Desde entonces la intromisión en la intimidad de los ciudadanos fue el pan de cada día. Los blancos preferenciales fueron funcionarios del gobierno anterior. Y con un método de manual: la AFI grababa al prójimo, los medios amigos difundían sus dichos y los fiscales los llevan a indagatoria.

Para los espías debió haber sido una ingrata paradoja el hecho de que ahora Caamaño haya sido elegida para normalizar su lugar de trabajo. 

Pero ellos, además, tienen otros problemas. Y en este punto no está de más retroceder otra vez en el calendario. 

“Es una de las personas que aquí más sabe de seguridad. Va al frente. Este es un tipo valiente”. Así ensalzó alguna vez Alejandro Fantino la figura de Marcelo D’Alessio en Animales sueltos. Nunca fue tan atinado el nombre del programa. Claro que había que ver a ese mismo personaje, lloroso y con las manos en posición de rezo, al implorar: “Déjenme ir a casa y yo les cuento todo”. Fue el 17 de febrero pasado, durante su indagatoria ante el juez federal de Dolores, Alejo Ramos Padilla. En su atemorizado empeño por despegarse de las acusaciones que le acababan de leer, hizo añicos un secreto de Estado: la pertenencia a la AFI de los ex comisarios bonaerenses Aníbal Degastaldi y Ricardo Bogoliuk, a quienes les atribuyó el rol de mandantes en los chantajes que lo incriminaban. ¿Acaso D’Alessio habrá sido consciente de que aquello era como huir de Hiroshima para refugiarse en Nagasaki? De hecho, su único logro fue que ambos policías terminaran tras las rejas.

Si bien, en términos generales, la ruidosa caída del falso abogado dejó a la vista del público los hilos ocultos del lawfare, el sinuoso protagonismo de la dupla Degastaldi-Bogoliuk en el caso puso al descubierto otro dato guardado bajo siete llaves: la incorporación masiva a la AFI durante la gestión macrista de policías federales y bonaerenses, ya sea en situación de retiro o exonerados. 
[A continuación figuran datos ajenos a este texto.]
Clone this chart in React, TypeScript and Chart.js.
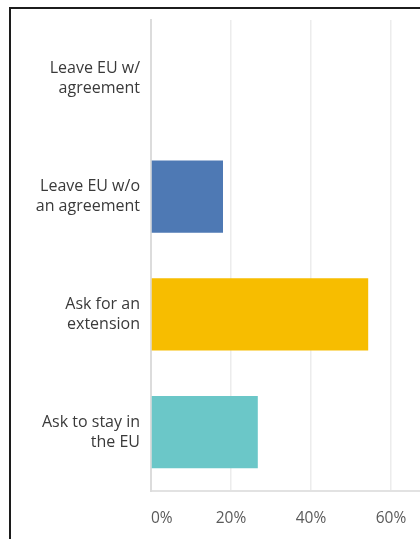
import React, { useEffect, useRef } from "react";
import { Chart, registerables } from "chart.js";

Chart.register(...registerables);

const categories: string[][] = [
  ["Leave EU w/", "agreement"],
  ["Leave EU w/o", "an agreement"],
  ["Ask for an", "extension"],
  ["Ask to stay in", "the EU"],
];
const values: number[] = [0, 18, 54.3, 26.7];
const barColors: string[] = ["#4e79b4", "#4e79b4", "#f7bd00", "#6bc7c8"];
const xMin = 0;
const xMax = 100;
const xStep = 20;

export default function App() {
  const canvasRef = useRef<HTMLCanvasElement | null>(null);

  useEffect(() => {
    if (!canvasRef.current) return;
    const chart = new Chart(canvasRef.current, {
      type: "bar",
      data: {
        labels: categories,
        datasets: [
          {
            data: values,
            backgroundColor: barColors,
            borderColor: barColors,
            borderWidth: 0,
            categoryPercentage: 1,
            barPercentage: 0.615,
          },
        ],
      },
      options: {
        indexAxis: "y",
        responsive: false,
        animation: false,
        layout: { padding: { top: 20, right: 49, left: 0, bottom: 0 } },
        plugins: { legend: { display: false }, tooltip: { enabled: false } },
        scales: {
          x: {
            min: xMin,
            max: xMax,
            afterFit: (scale: any) => {
              scale.height = 48;
              scale.paddingLeft = 0;
              scale.paddingRight = 0;
            },
            ticks: {
              stepSize: xStep,
              callback: (v: any) => v + "%",
              align: "inner",
              color: "#5a5a5a",
              padding: 18,
              font: { family: "'Open Sans', sans-serif", size: 15.5 },
            },
            grid: {
              color: "#ececec",
              lineWidth: 1.5,
              drawTicks: false,
            },
            border: { display: true, color: "#e2e2e2", width: 2 },
          },
          y: {
            afterFit: (scale: any) => {
              scale.width = 151;
              scale.paddingTop = 0;
              scale.paddingBottom = 0;
            },
            ticks: {
              color: "#3a3a3a",
              padding: 11,
              font: { family: "'Open Sans', sans-serif", size: 16, lineHeight: 1.25 },
            },
            grid: { display: false, drawTicks: false },
            border: { display: true, color: "#dcdcdc", width: 2 },
          },
        },
      },
    });
    return () => chart.destroy();
  }, []);

  return (
    <div
      style={{
        position: "fixed",
        left: 0,
        top: 0,
        width: 420,
        height: 539,
        overflow: "hidden",
        background: "#fff",
      }}
    >
      <div
        style={{
          position: "absolute",
          left: 9,
          top: 7,
          width: 700,
          height: 700,
          border: "2px solid #1c1c1c",
          boxSizing: "border-box",
        }}
      />
      <canvas
        ref={canvasRef}
        width={600}
        height={539}
        style={{ position: "absolute", left: 0, top: 0, width: 600, height: 539 }}
      />
    </div>
  );
}
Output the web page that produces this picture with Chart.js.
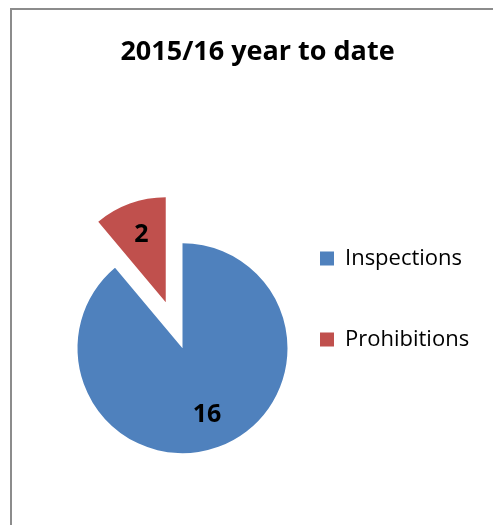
<!DOCTYPE html>
<html>
<head>
<meta charset="utf-8">
<title>2015/16 year to date</title>
<script src="https://cdn.jsdelivr.net/npm/chart.js@4/dist/chart.umd.min.js"></script>
<style>
  html, body { margin: 0; padding: 0; background: #fff; overflow: hidden; }
  #wrap { position: absolute; left: 0; top: 0; width: 503px; height: 525px; }
  #frame {
    position: absolute; left: 10px; top: 8px; width: 600px; height: 600px;
    border-left: 2px solid #8c8c8c; border-top: 2px solid #8c8c8c;
    pointer-events: none;
  }
</style>
</head>
<body>
<div id="wrap"><canvas id="pieChart" width="503" height="525"></canvas></div>
<div id="frame"></div>
<script>
// Données
const categories = ['Inspections', 'Prohibitions'];
const counts = [16, 2];
const colours = ['#4f81bd', '#c0504d'];

// la part "Prohibitions" est détachée du camembert
const explodedSlice = 'Prohibitions';
const explodeDist = 49;
const labelRadius = 0.68;

const FONT = "'Open Sans', 'Noto Sans', sans-serif";

// décale la part détachée le long de sa bissectrice
const explodePlugin = {
    id: 'explode',
    afterUpdate(chart) {
        const meta = chart.getDatasetMeta(0);
        meta.data.forEach((arc, i) => {
            if (chart.data.labels[i] !== explodedSlice) return;
            const mid = (arc.startAngle + arc.endAngle) / 2;
            arc.x += Math.cos(mid) * explodeDist;
            arc.y += Math.sin(mid) * explodeDist;
        });
    }
};

// la légende est étroite (pour centrer le titre) : on évite que le texte soit coupé
const legendOverflow = {
    id: 'legendOverflow',
    afterLayout(chart) {
        const lg = chart.legend;
        lg.right = chart.width;
        lg.width = lg.right - lg.left;
    }
};

// étiquettes de valeur sur chaque part
const valueLabels = {
    id: 'valueLabels',
    afterDatasetsDraw(chart) {
        const ctx = chart.ctx;
        const meta = chart.getDatasetMeta(0);
        const values = chart.data.datasets[0].data;
        ctx.save();
        ctx.font = "bold 25px " + FONT;
        ctx.fillStyle = '#000';
        ctx.textAlign = 'center';
        ctx.textBaseline = 'middle';
        meta.data.forEach((arc, i) => {
            const mid = (arc.startAngle + arc.endAngle) / 2;
            const r = arc.outerRadius * labelRadius;
            ctx.fillText(String(values[i]), arc.x + Math.cos(mid) * r, arc.y + Math.sin(mid) * r);
        });
        ctx.restore();
    }
};

const pieCtx = document.getElementById('pieChart').getContext('2d');
const pieChart = new Chart(pieCtx, {
    type: 'pie',
    data: {
        labels: categories,
        datasets: [{
            data: counts,
            backgroundColor: colours,
            borderWidth: 0,
            clip: false
        }]
    },
    options: {
        responsive: false,
        animation: false,
        events: [],
        radius: 105,
        layout: {
            padding: { left: 104, right: 92, top: 10, bottom: 17 }
        },
        plugins: {
            title: {
                display: true,
                text: '2015/16 year to date',
                color: '#000',
                font: { family: FONT, size: 27, weight: 'bold' },
                padding: { top: 26, bottom: 120 }
            },
            legend: {
                position: 'right',
                align: 'start',
                fullSize: false,
                maxWidth: 150,
                labels: {
                    color: '#000',
                    boxWidth: 14,
                    boxHeight: 14,
                    padding: 59,
                    font: { family: FONT, size: 22 }
                }
            },
            tooltip: { enabled: false }
        }
    },
    plugins: [explodePlugin, legendOverflow, valueLabels]
});
</script>
</body>
</html>
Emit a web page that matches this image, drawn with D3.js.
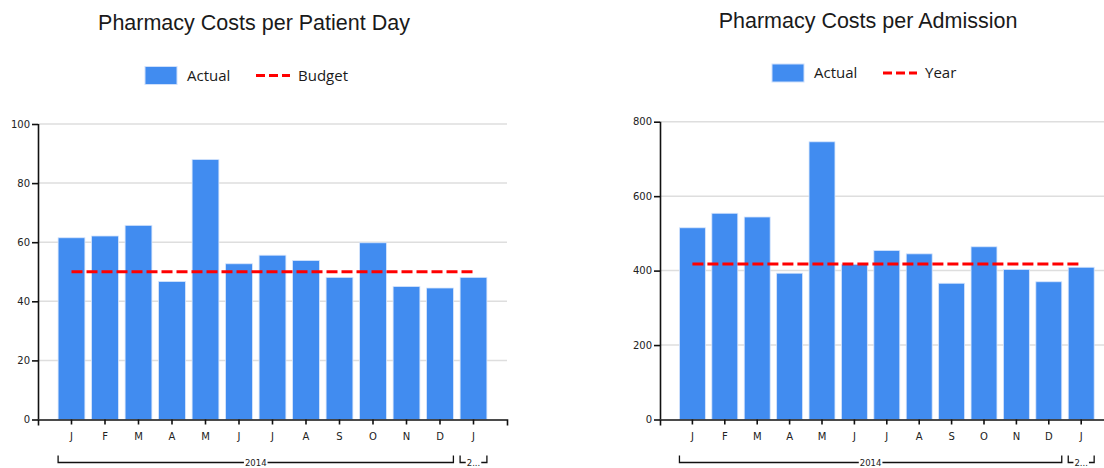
<!DOCTYPE html>
<html>
<head>
<meta charset="utf-8">
<script src="https://cdn.jsdelivr.net/npm/d3@7"></script>
<style>
  body { margin: 0; background: #fff; }
  svg { display: block; }
</style>
</head>
<body>
<div id="chart"></div>
<script>
// data
const months = ["J", "F", "M", "A", "M", "J", "J", "A", "S", "O", "N", "D", "J"];
const yearGroups = ["2014", "2..."];
const yearSpans = [12, 1];

const patientDayActual = [61.5, 62.1, 65.7, 46.7, 88.0, 52.7, 55.6, 53.8, 48.1, 59.8, 45.0, 44.5, 48.1];
const patientDayBudget = 50;
const patientDayTicks = [0, 20, 40, 60, 80, 100];

const admissionActual = [515, 554, 544, 393, 746, 417, 454, 445, 366, 464, 403, 370, 409];
const admissionYear = 418;
const admissionTicks = [0, 200, 400, 600, 800];

const width = 1104;
const height = 468;
const barColor = "#418CF0";
const lineColor = "#ff0000";

const svg = d3.select("#chart")
  .append("svg")
  .attr("width", width)
  .attr("height", height);

function drawChart(opts) {
  const g = svg.append("g");
  const idx = d3.range(months.length);

  const x = d3.scaleBand()
    .domain(idx)
    .range([opts.left, opts.right])
    .paddingInner(0.2)
    .paddingOuter(0.6);

  const y = d3.scaleLinear()
    .domain([0, opts.ticks[opts.ticks.length - 1]])
    .range([opts.bottom, opts.top]);

  // title
  g.append("text")
    .attr("x", opts.titleX)
    .attr("y", opts.titleY)
    .attr("text-anchor", "middle")
    .attr("font-family", "Liberation Sans, Arial, sans-serif")
    .attr("font-size", 21.5)
    .attr("fill", "#1a1a1a")
    .text(opts.title);

  // legend
  const lg = g.append("g").attr("transform", `translate(${opts.legendX},${opts.legendY})`);
  lg.append("rect")
    .attr("x", 0).attr("y", -9)
    .attr("width", 32).attr("height", 18)
    .attr("fill", barColor)
    .attr("stroke", "#cfe0fb").attr("stroke-width", 1);
  lg.append("text")
    .attr("x", 42).attr("y", 5)
    .attr("font-family", "Open Sans, sans-serif")
    .attr("font-size", 15)
    .attr("fill", "#1a1a1a")
    .text("Actual");
  lg.append("line")
    .attr("x1", 111).attr("x2", 145)
    .attr("y1", 0).attr("y2", 0)
    .attr("stroke", lineColor)
    .attr("stroke-width", 3)
    .attr("stroke-dasharray", "9,4");
  lg.append("text")
    .attr("x", 153).attr("y", 5)
    .attr("font-family", "Open Sans, sans-serif")
    .attr("font-size", 15)
    .attr("fill", "#1a1a1a")
    .text(opts.lineName);

  // gridlines
  g.append("g")
    .selectAll("line")
    .data(opts.ticks.slice(1))
    .join("line")
    .attr("x1", opts.left)
    .attr("x2", opts.right)
    .attr("y1", d => y(d))
    .attr("y2", d => y(d))
    .attr("stroke", "#dedede")
    .attr("stroke-width", 1.5);

  // bars
  g.append("g")
    .selectAll("rect")
    .data(opts.values)
    .join("rect")
    .attr("x", (d, i) => x(i))
    .attr("width", x.bandwidth())
    .attr("y", d => y(d))
    .attr("height", d => y(0) - y(d))
    .attr("fill", barColor)
    .attr("stroke", "#d6e5fc")
    .attr("stroke-width", 0.8);

  // reference line
  g.append("line")
    .attr("x1", x(0) + x.bandwidth() / 2)
    .attr("x2", x(months.length - 1) + x.bandwidth() / 2)
    .attr("y1", y(opts.line))
    .attr("y2", y(opts.line))
    .attr("stroke", lineColor)
    .attr("stroke-width", 3)
    .attr("stroke-dasharray", "11,4");

  // axes
  const yAxis = g.append("g")
    .attr("transform", `translate(${opts.left},0)`)
    .call(d3.axisLeft(y).tickValues(opts.ticks).tickSize(6).tickPadding(2).tickSizeOuter(0));
  const xAxis = g.append("g")
    .attr("transform", `translate(0,${opts.bottom})`)
    .call(d3.axisBottom(x).tickFormat(i => months[i]).tickSize(5).tickPadding(8).tickSizeOuter(6));

  [yAxis, xAxis].forEach(a => {
    a.selectAll("path, line").attr("stroke", "#111").attr("stroke-width", 1.6);
    a.selectAll("text")
      .attr("font-family", "DejaVu Sans, Verdana, sans-serif")
      .attr("font-size", 10)
      .attr("fill", "#222");
  });
  yAxis.select(".domain").attr("d", `M0.5,${opts.top}V${opts.bottom}`);

  // year brackets
  const by = opts.bottom + 43;
  let start = 0;
  yearGroups.forEach((label, k) => {
    const x0 = x(start);
    const x1 = x(start + yearSpans[k] - 1) + x.bandwidth();
    const cx = (x0 + x1) / 2;
    const bg = g.append("g");
    bg.append("path")
      .attr("d", `M${x0},${by - 7}V${by}H${x1}V${by - 7}`)
      .attr("fill", "none")
      .attr("stroke", "#111")
      .attr("stroke-width", 1.3);
    const t = bg.append("text")
      .attr("x", cx)
      .attr("y", by + 3)
      .attr("text-anchor", "middle")
      .attr("font-family", "DejaVu Sans, Verdana, sans-serif")
      .attr("font-size", 8.5)
      .attr("fill", "#222")
      .text(label);
    const bb = t.node().getBBox();
    bg.insert("rect", "text")
      .attr("x", bb.x - 1)
      .attr("y", by - 2)
      .attr("width", bb.width + 2)
      .attr("height", 4)
      .attr("fill", "#fff");
    start += yearSpans[k];
  });
}

drawChart({
  title: "Pharmacy Costs per Patient Day",
  titleX: 254,
  titleY: 30,
  legendX: 145,
  legendY: 75.5,
  lineName: "Budget",
  values: patientDayActual,
  line: patientDayBudget,
  ticks: patientDayTicks,
  left: 38,
  right: 507,
  top: 124,
  bottom: 419.5
});

drawChart({
  title: "Pharmacy Costs per Admission",
  titleX: 868,
  titleY: 27.5,
  legendX: 772,
  legendY: 73,
  lineName: "Year",
  values: admissionActual,
  line: admissionYear,
  ticks: admissionTicks,
  left: 660,
  right: 1113.6,
  top: 121.7,
  bottom: 419.5
});
</script>
</body>
</html>
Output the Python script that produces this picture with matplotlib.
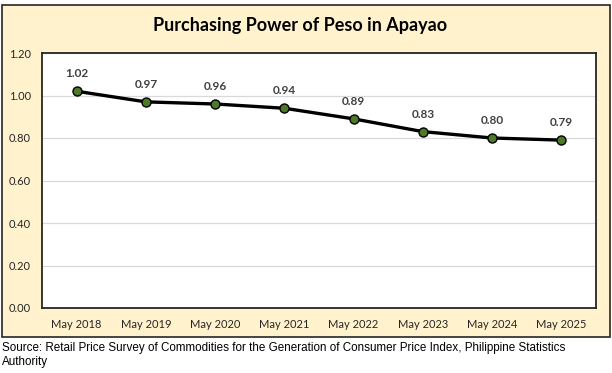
import numpy as np
import matplotlib
matplotlib.use("Agg")
import matplotlib.pyplot as plt
from matplotlib.patches import Rectangle

years = ["May 2018", "May 2019", "May 2020", "May 2021",
         "May 2022", "May 2023", "May 2024", "May 2025"]
ppp = [1.02, 0.97, 0.96, 0.94, 0.89, 0.83, 0.80, 0.79]
yticks = [0.0, 0.2, 0.4, 0.6, 0.8, 1.0, 1.2]

W, H = 612, 373
fig = plt.figure(figsize=(W / 100, H / 100), dpi=100)
fig.patch.set_facecolor("white")

# cream chart box behind the axes
box = Rectangle((2 / W, 1 - 337 / H), 608 / W, 332 / H, transform=fig.transFigure,
                facecolor="#FFF2CC", edgecolor="#262626", lw=1.2, zorder=-5)
fig.add_artist(box)

ax = fig.add_axes([42 / W, 1 - 308 / H, 554 / W, 255 / H], zorder=2)
ax.set_facecolor("white")
x = np.arange(len(years))
ax.plot(x, ppp, color="black", lw=2.4, marker="o", ms=6.5,
        mfc="#4E7A27", mec="black", mew=1.0, zorder=3, clip_on=False)
for xi, v in zip(x, ppp):
    ax.annotate(f"{v:.2f}", (xi, v), xytext=(0, 8.5), textcoords="offset points",
                ha="center", va="bottom", fontsize=8.5, fontweight="bold",
                color="#404040", family="Lato")

ax.set_xlim(-0.5, 7.5)
ax.set_ylim(0, 1.2)
ax.set_yticks(yticks)
ax.set_yticklabels([f"{t:.2f}" for t in yticks])
ax.set_xticks(x)
ax.set_xticklabels(years)
ax.grid(axis="y", color="#D9D9D9", lw=0.9)
ax.set_axisbelow(True)
ax.tick_params(length=0, labelsize=8, colors="#262626", pad=8)
for lab in ax.get_xticklabels() + ax.get_yticklabels():
    lab.set_family("Lato")
for s in ax.spines.values():
    s.set_color("#262626")
    s.set_linewidth(1.3)

fig.text(300 / W, 1 - 25 / H, "Purchasing Power of Peso in Apayao", ha="center",
         va="center", fontsize=13, fontweight="bold", family="Lato", color="black")

fig.text(2 / W, 1 - 348 / H,
         "Source: Retail Price Survey of Commodities for the Generation of Consumer Price Index, Philippine Statistics",
         ha="left", va="center", fontsize=8.4, family="Liberation Sans", color="black")
fig.text(2 / W, 1 - 362 / H, "Authority", ha="left", va="center", fontsize=8.4,
         family="Liberation Sans", color="black")

fig.savefig("out.png", dpi=100)
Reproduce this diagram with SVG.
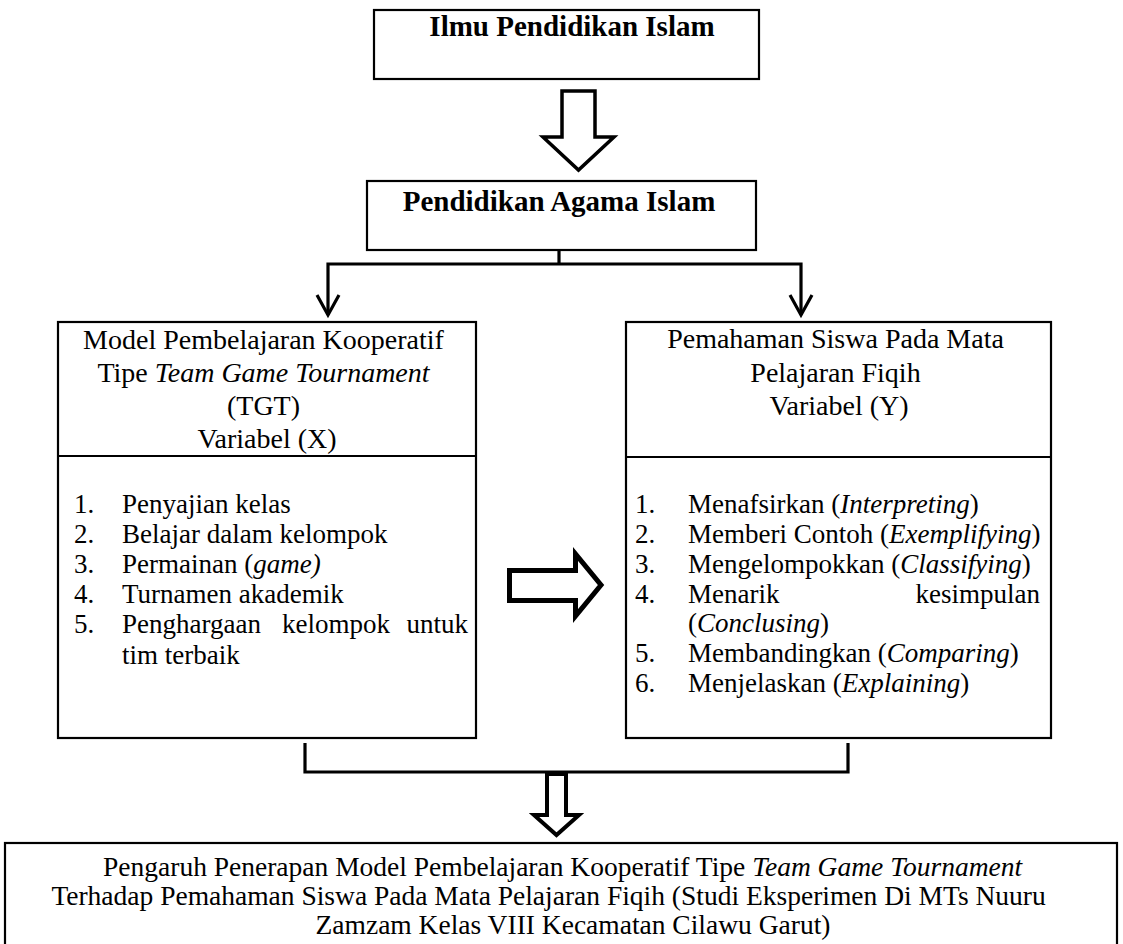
<svg xmlns="http://www.w3.org/2000/svg" width="1123" height="944" viewBox="0 0 1123 944">
<style>
  .box{fill:#fff;stroke:#000;stroke-width:2.2}
  .t{font-family:"Liberation Serif","Times New Roman",serif;fill:#000}
  .b{font-weight:bold;font-size:29px}
  .h{font-size:28px}
  .l{font-size:27px}
  .f{font-size:27.5px}
  .i{font-style:italic}
  .con{fill:none;stroke:#000;stroke-width:3.2}
  .hol{fill:#fff;stroke:#000;stroke-linejoin:miter}
</style>
<rect width="1123" height="944" fill="#fff"/>

<g id="node-ilmu">
  <rect class="box" x="374" y="10" width="385" height="69"/>
  <text class="t b" x="572" y="36" text-anchor="middle">Ilmu Pendidikan Islam</text>
</g>

<g id="node-pai">
  <rect class="box" x="367" y="181" width="389" height="69"/>
  <text class="t b" x="559" y="211" text-anchor="middle">Pendidikan Agama Islam</text>
</g>

<g id="node-x">
  <rect class="box" x="58" y="322" width="418" height="416"/>
  <line x1="58" y1="456" x2="476" y2="456" stroke="#000" stroke-width="2.2"/>
  <text class="t h" text-anchor="middle">
    <tspan x="267" y="349">Model Pembelajaran Kooperatif</tspan>
    <tspan x="267" y="382">Tipe <tspan class="i">Team Game Tournament</tspan></tspan>
    <tspan x="267" y="415">(TGT)</tspan>
    <tspan x="267" y="448">Variabel (X)</tspan>
  </text>
  <g class="t l">
    <text x="74" y="513">1.</text><text x="122" y="513">Penyajian kelas</text>
    <text x="74" y="543">2.</text><text x="122" y="543">Belajar dalam kelompok</text>
    <text x="74" y="573">3.</text><text x="122" y="573">Permainan (<tspan class="i">game)</tspan></text>
    <text x="74" y="603">4.</text><text x="122" y="603">Turnamen akademik</text>
    <text x="74" y="633">5.</text><text x="122" y="633">Penghargaan</text><text x="282" y="633">kelompok</text><text x="468" y="633" text-anchor="end">untuk</text>
    <text x="122" y="664">tim terbaik</text>
  </g>
</g>

<g id="node-y">
  <rect class="box" x="626" y="322" width="425" height="416"/>
  <line x1="626" y1="457" x2="1051" y2="457" stroke="#000" stroke-width="2.2"/>
  <text class="t h" text-anchor="middle">
    <tspan x="839" y="348">Pemahaman Siswa Pada Mata</tspan>
    <tspan x="839" y="382">Pelajaran Fiqih</tspan>
    <tspan x="839" y="415">Variabel (Y)</tspan>
  </text>
  <g class="t l">
    <text x="635" y="513">1.</text><text x="688" y="513">Menafsirkan (<tspan class="i">Interpreting</tspan>)</text>
    <text x="635" y="543">2.</text><text x="688" y="543">Memberi Contoh (<tspan class="i">Exemplifying</tspan>)</text>
    <text x="635" y="573">3.</text><text x="688" y="573">Mengelompokkan (<tspan class="i">Classifying</tspan>)</text>
    <text x="635" y="603">4.</text><text x="688" y="603">Menarik</text><text x="1040" y="603" text-anchor="end">kesimpulan</text>
    <text x="688" y="632">(<tspan class="i">Conclusing</tspan>)</text>
    <text x="635" y="662">5.</text><text x="688" y="662">Membandingkan (<tspan class="i">Comparing</tspan>)</text>
    <text x="635" y="692">6.</text><text x="688" y="692">Menjelaskan (<tspan class="i">Explaining</tspan>)</text>
  </g>
</g>

<g id="node-result">
  <rect class="box" x="5" y="843" width="1112" height="110"/>
  <text class="t f" text-anchor="middle">
    <tspan x="566" y="876">Pengaruh Penerapan Model Pembelajaran Kooperatif Tipe <tspan class="i">Team Game Tournament</tspan></tspan>
    <tspan x="552" y="905">Terhadap Pemahaman Siswa Pada Mata Pelajaran Fiqih (Studi Eksperimen Di MTs Nuuru</tspan>
    <tspan x="573" y="934">Zamzam Kelas VIII Kecamatan Cilawu Garut)</tspan>
  </text>
</g>

<g id="connectors">
  <polygon class="hol" stroke-width="3.5" points="562,91 595,91 595,137 614,137 578.5,170 543,137 562,137"/>
  <polyline class="con" points="559,250 559,264"/>
  <polyline class="con" points="328,315 328,264 801,264 801,315"/>
  <polyline class="con" points="317,295 328,315 339,295"/>
  <polyline class="con" points="790,295 801,315 812,295"/>
  <polygon class="hol" stroke-width="5" points="509.5,570.5 575.5,570.5 575.5,554 601,585 575.5,616 575.5,600.5 509.5,600.5"/>
  <polyline class="con" points="305,743 305,772 848,772 848,743"/>
  <polygon class="hol" stroke-width="4" points="547,774 566,774 566,815 579,815 556.5,835 534,815 547,815"/>
</g>
</svg>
No es una exageración decir que ellos sembraron la discordia tanto con sus fuerzas de origen como en la AFI misma. En relación al primer conflicto, basta con remontarse a la experiencia del AMBA (Área Metropolitana Buenos Aires), una base de la AFI en el Conourbano, donde chocaron con los policías en actividad por articular un esquema de recaudación delictiva paralelo al de sus antiguos camaradas. Aunque en las entrañas de la AFI, su relación con los agentes de carrera no es mejor. 

Si bien no hay información cuantitativa sobre el personal del organismo, se estima que antes de la llegada de la alianza Cambiemos al poder había casi dos mil agentes orgánicos. Y que en los últimos cuatro años se les sumó otro millar, compuesto justamente por ex policías y algunos militares. La cuestión es que, ahora, entre unos y otros flota una indisimulable animosidad. En parte, motivada por el protagonismo (y los dispares “éxitos”) de estos últimos en las operaciones más grotescas del PRO. 

Desde una perspectiva totalizadora, fue profusa en dicho lapso la lista de dislates perpetrados por el personal de La Casa. La puesta en circulación de soplones VIP (el ejemplo de Leonardo Fariña es el más paradigmático) o las “visitas disuasorias” de espías a magistrados (como la que recibió el juez Luis Carzoglio) para provocar el procesamiento de dirigentes no alineados al Poder Ejecutivo, fueron moneda corriente. En tal contexto, si un episodio obtuvo –en el aspecto literal– el reconocimiento de los espectadores, ese fue precisamente el caso protagonizado por la ya fallecida Natacha Jaitt. Porque se requiere una audacia casi suicida para utilizar una personalidad tan voluble como la de ella en una operación de inteligencia. Ya se sabe el cariz que fueron tomando los acontecimientos ante los televidentes del ciclo de Mirtha Legrand. También se sabe que esa mujer estuvo guionada por alfiles de la vicejefa de la AFI, Silvia Majdalani. Apenas una postal del pasado reciente. 

Tal es el campo de batalla en el que Caamaño deberá lidiar.